The CMO Council just released a report on how companies are losing opportunities to turn customer pain areas into new business opportunities. The report highlights the following facts:
There are critical deficiencies in the way
companies measure, optimize and leverage customer experience to drive
loyalty, improve brand value and increase business performance and
growth, including:
- Insufficient availability and aggregation of real-time customer experience data across touch points that should be shared across the organization
- Poor use of customer interactions to collect insights and intelligence or maximize up-sell and advocacy opportunities
- Lack of Internet processes and systems to track online word of mouth and drive customer advocacy
- Intermittent or deficient monitoring of customer experience that fails to provide true and timely insights into problems and opportunities
- Too few compensation programs tied to customer experience, loyalty and satisfaction gains
CMO Council executive director Donovan Neale-May says "CMOs
must assume ownership for the customer experience and establish
enterprise-wide measures and disciplines to ensure continuous
improvement. We are missing a major opportunity to turn customer pain
into competitive gain at every touch point through better use of web
and contact center technologies and processes."
My view: This has been an area of intense focus amongst the marketing community for the last couple of years. I am always surprised to see that there is always insufficient customer experience data across enterprises. This is one piece of data that does not seem to have changed for quite some time now. For example, the report highlights that only 38% of companies gather insight from customer engagement situations! It always makes me wonder where is the gap between intent and execution. I believe the best way to do this is to start small. Don't start with a big bang approach. Pick-up areas for quick win, show to key stakeholders that it works and there is business impact. Expand as you get a lot of stakeholders buy-in, as this is very critical in making customer-centric programs successful in enterprises.
I couldn't agree more that companies are foolish in not organizing themselves around the study of customer interactions. The same CMO Council report went on to discuss that learning from social media has yet to be institutionalized: “only 16% of respondents said their companies have any routine system in place for monitoring what people are saying about them or their brands online.”
I've expanded on these thoughts here: http://blog.opuscreative.com/2009/02/03/the-other-side-of-social-media/
Regards,
- Keith
Posted by: Keith Gerr | February 05, 2009 at 05:27 AM
Dear Swami,
I do follow your blog regularly and must say it is a treat to connect with your ideas. I am in the loyalty domain myself and it pains me so often to see companies structuring a loyalty programme around rigid rules and regulations and forget that the program, in the end, is meant to serve the higher goal of +ve WOM for the brand.
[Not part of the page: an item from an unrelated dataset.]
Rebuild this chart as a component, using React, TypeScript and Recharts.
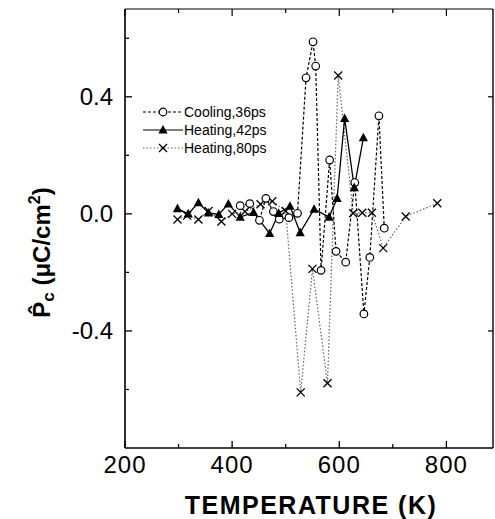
import React from "react";
import { LineChart, Line, XAxis, YAxis, Legend } from "recharts";

// values
const seriesNames = ["Cooling,36ps", "Heating,42ps", "Heating,80ps"];

const coolingT = [415, 433, 451, 463, 477, 488, 506, 522, 538, 551, 556, 566, 582, 594, 612, 629, 646, 657, 674, 684];
const coolingP = [0.028, 0.035, -0.022, 0.053, 0.008, -0.018, -0.013, 0.002, 0.465, 0.588, 0.505, -0.193, 0.184, -0.128, -0.165, 0.107, -0.342, -0.149, 0.335, -0.049];

const heat42T = [298, 318, 337, 356, 375, 393, 415, 440, 470, 487, 508, 527, 553, 581, 596, 610, 628, 645];
const heat42P = [0.018, 0.0, 0.038, 0.003, -0.002, 0.034, -0.011, 0.005, -0.067, 0.002, 0.026, -0.064, 0.016, -0.011, 0.053, 0.326, 0.09, 0.26];

const heat80T = [298, 316, 337, 356, 380, 400, 424, 453, 475, 500, 528, 550, 578, 598, 626, 643, 661, 682, 724, 783];
const heat80P = [-0.019, -0.006, -0.019, 0.01, -0.026, 0.0, 0.008, 0.033, 0.043, 0.01, -0.61, -0.188, -0.579, 0.473, 0.002, 0.004, 0.004, -0.117, -0.009, 0.036];

const xTicks = [200, 300, 400, 500, 600, 700, 800];
const xLabelled = [200, 400, 600, 800];
const yTicks = [-0.6, -0.4, -0.2, 0, 0.2, 0.4, 0.6];
const yLabelled = [-0.4, 0, 0.4];
const rightTicks = [-0.4, 0, 0.4];

const FONT = "'Liberation Sans', Arial, Helvetica, sans-serif";

const toPoints = (ts: number[], ps: number[]) => ts.map((t, i) => ({ t, p: ps[i] }));
const cooling = toPoints(coolingT, coolingP);
const heat42 = toPoints(heat42T, heat42P);
const heat80 = toPoints(heat80T, heat80P);

const has = (list: number[], v: number) => list.some((l) => Math.abs(l - v) < 1e-6);

// markers
const circleMark = (cx: number, cy: number, key?: any) => (
  <circle key={key} cx={cx} cy={cy} r={3.8} fill="#fff" stroke="#000" strokeWidth={1.2} />
);
const triMark = (cx: number, cy: number, key?: any) => (
  <polygon key={key} points={`${cx},${cy - 5} ${cx - 4.6},${cy + 3.6} ${cx + 4.6},${cy + 3.6}`} fill="#000" />
);
const crossMark = (cx: number, cy: number, key?: any) => (
  <g key={key} stroke="#000" strokeWidth={1.3}>
    <line x1={cx - 4} y1={cy - 4} x2={cx + 4} y2={cy + 4} />
    <line x1={cx - 4} y1={cy + 4} x2={cx + 4} y2={cy - 4} />
  </g>
);

const dotWith = (mark: (cx: number, cy: number, key?: any) => React.ReactElement) => (props: any) => {
  const { cx, cy, index } = props;
  if (cx == null || cy == null) return <g key={index} />;
  return mark(cx, cy, index);
};

// ticks point inwards
const BottomTick = (props: any) => {
  const { x, y, payload } = props;
  const major = has(xLabelled, payload.value);
  return (
    <g>
      <line x1={x} y1={y} x2={x} y2={y - (major ? 7 : 4)} stroke="#000" strokeWidth={1.3} />
      {major && (
        <text x={x} y={y + 25} textAnchor="middle" fontFamily={FONT} fontSize={24} letterSpacing={1} fill="#000">
          {payload.value}
        </text>
      )}
    </g>
  );
};

const TopTick = (props: any) => {
  const { x, y, payload } = props;
  const major = has(xLabelled, payload.value);
  return <line x1={x} y1={y} x2={x} y2={y + (major ? 7 : 4)} stroke="#000" strokeWidth={1.2} />;
};

const LeftTick = (props: any) => {
  const { x, y, payload } = props;
  const major = has(yLabelled, payload.value);
  return (
    <g>
      <line x1={x} y1={y} x2={x + (major ? 7 : 4)} y2={y} stroke="#000" strokeWidth={1.3} />
      {major && (
        <text x={x - 12} y={y + 8} textAnchor="end" fontFamily={FONT} fontSize={24} fill="#000">
          {payload.value.toFixed(1)}
        </text>
      )}
    </g>
  );
};

const RightTick = (props: any) => {
  const { x, y } = props;
  return <line x1={x} y1={y} x2={x - 5} y2={y} stroke="#000" strokeWidth={1.2} />;
};

const xLabel = (props: any) => {
  const { x, y, width } = props.viewBox;
  return (
    <text x={x + width / 2 + 2} y={y + 66} textAnchor="middle" fontFamily={FONT} fontWeight="bold" fontSize={25} letterSpacing={1.5} fill="#000">
      TEMPERATURE (K)
    </text>
  );
};

const yLabel = (props: any) => {
  const { x, y, height } = props.viewBox;
  return (
    <text transform={`translate(${x - 74},${y + height / 2 + 24}) rotate(-90)`} textAnchor="middle" fontFamily={FONT} fontWeight="bold" fontSize={24} fill="#000">
      <tspan>{"P\u0302"}</tspan>
      <tspan fontSize={17} dy={4}>c</tspan>
      <tspan dy={-4}>{" (\u03bcC/cm"}</tspan>
      <tspan fontSize={16} dy={-10}>2</tspan>
      <tspan dy={10}>)</tspan>
    </text>
  );
};

const legendStyles = [
  { dash: "3 2", color: "#000", mark: circleMark },
  { dash: undefined, color: "#000", mark: triMark },
  { dash: "1.5 2", color: "#666", mark: crossMark },
];

const renderLegend = () => (
  <div style={{ fontFamily: FONT, fontSize: 14, color: "#000" }}>
    {seriesNames.map((name, i) => (
      <div key={name} style={{ display: "flex", alignItems: "center", height: 18 }}>
        <svg width={40} height={14} style={{ display: "block" }}>
          <line x1={0} y1={7} x2={40} y2={7} stroke={legendStyles[i].color} strokeWidth={1.2} strokeDasharray={legendStyles[i].dash} />
          {legendStyles[i].mark(20, 7)}
        </svg>
        <span style={{ marginLeft: 1 }}>{name}</span>
      </div>
    ))}
  </div>
);

const axisCommon = {
  type: "number" as const,
  interval: 0 as const,
  allowDataOverflow: true,
  tickSize: 0,
  tickMargin: 0,
  tickLine: false,
};

export default function App() {
  return (
    <div style={{ width: 495, height: 519, background: "#fff" }}>
      <style>{"body{margin:0}"}</style>
      <LineChart width={495} height={519} margin={{ top: 8, right: 1, bottom: 70, left: 124 }}>
        <XAxis
          {...axisCommon}
          dataKey="t"
          domain={[200, 887]}
          ticks={xTicks}
          height={1}
          axisLine={{ stroke: "#000", strokeWidth: 1.6 }}
          tick={<BottomTick />}
          label={xLabel}
        />
        <XAxis
          {...axisCommon}
          xAxisId="top"
          orientation="top"
          dataKey="t"
          domain={[200, 887]}
          ticks={xTicks}
          height={1}
          axisLine={{ stroke: "#000", strokeWidth: 1.2 }}
          tick={<TopTick />}
        />
        <YAxis
          {...axisCommon}
          dataKey="p"
          domain={[-0.8, 0.7]}
          ticks={yTicks}
          width={1}
          axisLine={{ stroke: "#000", strokeWidth: 1.6 }}
          tick={<LeftTick />}
          label={yLabel}
        />
        <YAxis
          {...axisCommon}
          yAxisId="right"
          orientation="right"
          dataKey="p"
          domain={[-0.8, 0.7]}
          ticks={rightTicks}
          width={1}
          axisLine={{ stroke: "#000", strokeWidth: 1.4 }}
          tick={<RightTick />}
        />
        <Legend
          layout="horizontal"
          verticalAlign="middle"
          align="center"
          content={renderLegend}
          wrapperStyle={{ left: 143, top: 103, width: "auto", height: "auto" }}
        />
        <Line
          data={heat80}
          dataKey="p"
          name={seriesNames[2]}
          stroke="#666"
          strokeWidth={1.2}
          strokeDasharray="1.5 2"
          dot={dotWith(crossMark)}
          activeDot={false}
          isAnimationActive={false}
        />
        <Line
          data={cooling}
          dataKey="p"
          name={seriesNames[0]}
          stroke="#000"
          strokeWidth={1.2}
          strokeDasharray="3 2"
          dot={dotWith(circleMark)}
          activeDot={false}
          isAnimationActive={false}
        />
        <Line
          data={heat42}
          dataKey="p"
          name={seriesNames[1]}
          stroke="#000"
          strokeWidth={1.3}
          dot={dotWith(triMark)}
          activeDot={false}
          isAnimationActive={false}
        />
      </LineChart>
    </div>
  );
}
Listen to this case I recently faced - Company A provides complimentary membership benefits only for customers generated through a specific sales channel. Details of this programme and its benefits are available on the company's website for all to read. So naturally a few interested customers, who happened to buy the company's product in the not-preferred channel, come to know of the benefits and write in to the company asking to be included in the club.
Now wouldn't it be prudent to include these members into the fold even if it is at the cost of 'bending' the rules? It is a simple decision in fact - here is a customer who is screaming to give me his information and be a part of my club; thus here is a customer who will be quicker to appreciate my efforts; this customer could bring in new ones; talk positive about the brand and the club; would actively participate in activities and in short be every loyalty programme's dream!
But then this member is not in the club today becuase he din't shop through the preferred channel to begin with.
Tell me now, why are companies running loyalty programmes? And how does one break this line of thinking amongst organisations?
Would love to hear your argument - for or against!